Don't-Miss Dishes in New Orleans
Every Southern city takes prides in its food and New Orleans is no different; the city is a culinary melting pot that blends French, Italian, Caribbean, and Native American influences. From flavorsome Creole and Cajun cuisines to street food classics and delicious candies, here are some of New Orleans’ must-try dishes.
NOLA’s most famous export is a paella-inspired dish of sausage, rice, and vegetables typically topped with meat or seafood; each restaurant in New Orleans’ French Quarter seems to have its own version of jambalaya (which loosely translates as ‘mish-mash’)—challenge yourself to sample as many varieties as possible.
The grab-and-go lunch of choice for locals, a po-boy is a simple French bread sandwich with a not-so-simple filling. Anything goes in a po’Boy, from fried shrimp or crawfish, to roast beef with gravy, or catfish with lashings of fresh coleslaw.
Another beloved sandwich is the muffuletta, which has Italian origins and comes served on a large round loaf. The traditional filling is ham, mortadella, salami, Emmental cheese, and provolone, topped with a marinated olive salad. Central Grocery, where the first muffulettas were created back in 1906, is the best place to sample this sandwich; a whole one will easily feed two.
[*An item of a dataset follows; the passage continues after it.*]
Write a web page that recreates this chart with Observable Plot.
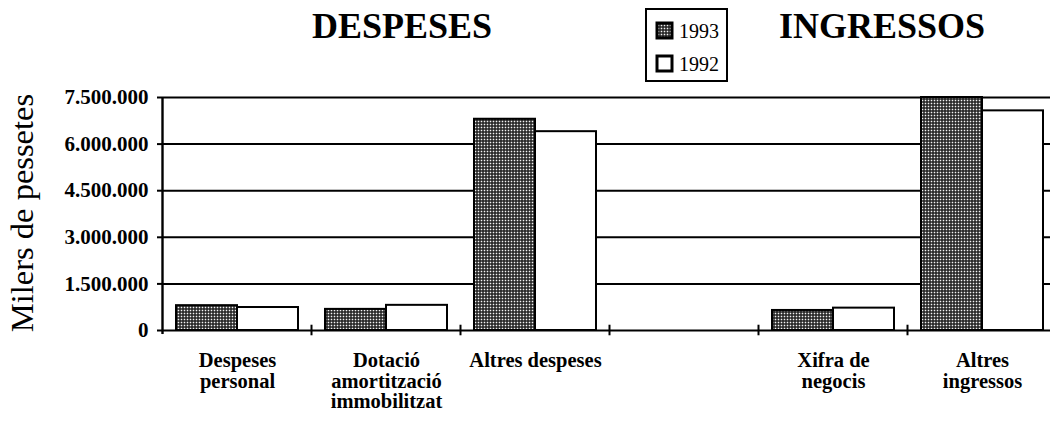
<!DOCTYPE html>
<html>
<head>
<meta charset="utf-8">
<script src="https://cdn.jsdelivr.net/npm/d3@7"></script>
<script src="https://cdn.jsdelivr.net/npm/@observablehq/plot@0.6"></script>
<style>
  html, body { margin: 0; padding: 0; background: #fff; }
  #chart svg { display: block; }
  #chart svg text { font-family: "Liberation Serif", "Times New Roman", serif; }
</style>
</head>
<body>
<div id="chart"></div>
<script>
// ---- data ----
const categories = ["Despeses personal", "Dotació amortització immobilitzat", "Altres despeses", "", "Xifra de negocis", "Altres ingressos"];
const tickLabels = ["Despeses\npersonal", "Dotació\namortització\nimmobilitzat", "Altres despeses", "", "Xifra de\nnegocis", "Altres\ningressos"];
const series = ["1993", "1992"];
const values1993 = [800000, 680000, 6800000, null, 645000, 7500000];
const values1992 = [740000, 810000, 6400000, null, 720000, 7070000];
const yTicks = [0, 1500000, 3000000, 4500000, 6000000, 7500000];
const titles = ["DESPESES", "INGRESSOS"];
const axisTitle = "Milers de pessetes";

const rows1993 = categories.map((c, i) => ({cat: c, v: values1993[i]})).filter(d => d.v != null);
const rows1992 = categories.map((c, i) => ({cat: c, v: values1992[i]})).filter(d => d.v != null);

const serif = '"Liberation Serif", "Times New Roman", serif';
const fmt = d => d3.format(",")(d).replace(/,/g, ".");
const BAND_OFF = -75; // boundary between groups, relative to band centre

const svg = Plot.plot({
  width: 1050,
  height: 426,
  marginLeft: 162,
  marginRight: 0,
  marginTop: 97,
  marginBottom: 96,
  x: {domain: categories, range: [176, 1044], paddingInner: 0.182, paddingOuter: 0, align: 0},
  y: {domain: [0, 7500000]},
  marks: [
    Plot.ruleY(yTicks, {stroke: "black", strokeWidth: 2}),
    // y axis line and boundary ticks between category groups
    Plot.ruleX([categories[0]], {x: d => d, dx: BAND_OFF, y1: 7500000, y2: -130000, stroke: "black", strokeWidth: 2.4}),
    Plot.ruleX(categories.slice(1), {x: d => d, dx: BAND_OFF, y1: -170000, y2: 170000, stroke: "black", strokeWidth: 2}),
    Plot.barY(rows1993, {x: "cat", y: "v", fill: "#444444", stroke: "black", strokeWidth: 2, insetRight: 61}),
    Plot.barY(rows1992, {x: "cat", y: "v", fill: "white", stroke: "black", strokeWidth: 2, insetLeft: 61}),
    Plot.axisY({ticks: yTicks, tickFormat: fmt, tickSize: 5, tickPadding: 9, fontSize: 21, fontWeight: "bold", label: null, strokeWidth: 2}),
    Plot.axisX({tickSize: 0, tickPadding: 22, tickFormat: (d) => tickLabels[categories.indexOf(d)], fontSize: 20.5, fontWeight: "bold", lineHeight: 1.0, label: null})
  ]
});

const s = d3.select(svg);
s.attr("font-family", serif).style("font-family", serif).style("color", "black");
const defs = s.insert("defs", ":first-child");
const pat = defs.append("pattern").attr("id", "dots").attr("patternUnits", "userSpaceOnUse")
  .attr("width", 3).attr("height", 3);
pat.append("rect").attr("width", 3).attr("height", 3).attr("fill", "#1a1a1a");
pat.append("rect").attr("x", 0.7).attr("y", 0.7).attr("width", 1.6).attr("height", 1.6).attr("fill", "#f4f4f4");

s.selectAll('[fill="#444444"]').attr("fill", "url(#dots)");

// titles
s.append("text").attr("x", 402).attr("y", 38).attr("text-anchor", "middle")
  .attr("font-size", 36).attr("font-weight", "bold").text(titles[0]);
s.append("text").attr("x", 882).attr("y", 38).attr("text-anchor", "middle")
  .attr("font-size", 36).attr("font-weight", "bold").text(titles[1]);

// y axis title
s.append("text").attr("transform", "translate(33,213) rotate(-90)").attr("text-anchor", "middle")
  .attr("font-size", 32.5).text(axisTitle);

// legend
const lg = s.append("g");
lg.append("rect").attr("x", 646).attr("y", 9).attr("width", 81).attr("height", 72)
  .attr("fill", "white").attr("stroke", "black").attr("stroke-width", 2);
const swY = [22, 55];
const swFill = ["url(#dots)", "white"];
series.forEach((name, i) => {
  lg.append("rect").attr("x", 657).attr("y", swY[i] + 1).attr("width", 15).attr("height", 15)
    .attr("fill", swFill[i]).attr("stroke", "black").attr("stroke-width", 3);
  lg.append("text").attr("x", 679).attr("y", swY[i] + 16).attr("text-anchor", "start")
    .attr("font-size", 20).text(name);
});

s.selectAll("text").style("font-family", serif);

document.getElementById("chart").appendChild(svg);
</script>
</body>
</html>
Nothing tastes as quintessentially Louisianan as a steaming pot of gumbo, a hearty stew that blends different flavors. Opt for a chicken gumbo with andouille sausage or a seafood gumbo, packed with oysters, shrimp, and crab.
Red beans and Rice
Simple yet satisfying, the Caribbean-inspired dish of red beans and rice is a Creole classic that’s traditionally served on a Monday night. The best recipes inject flavor with some smoked sausage.
The French version of a donut, beignets are fried dough parcels dusted with sugar; they make the perfect accompaniment to a coffee break in a New Orleans’ cafés. Enjoy them for breakfast or grab a bag to go at any time of the day.
Those with a sweet tooth won’t be able to resist New Orleans’ version of the classic praline. Pronounced ‘praw-leen’ down in the south, the local specialty is made with crushed pecans, caramelized sugar, and cream, and there’s no way you’ll be able to stop at one.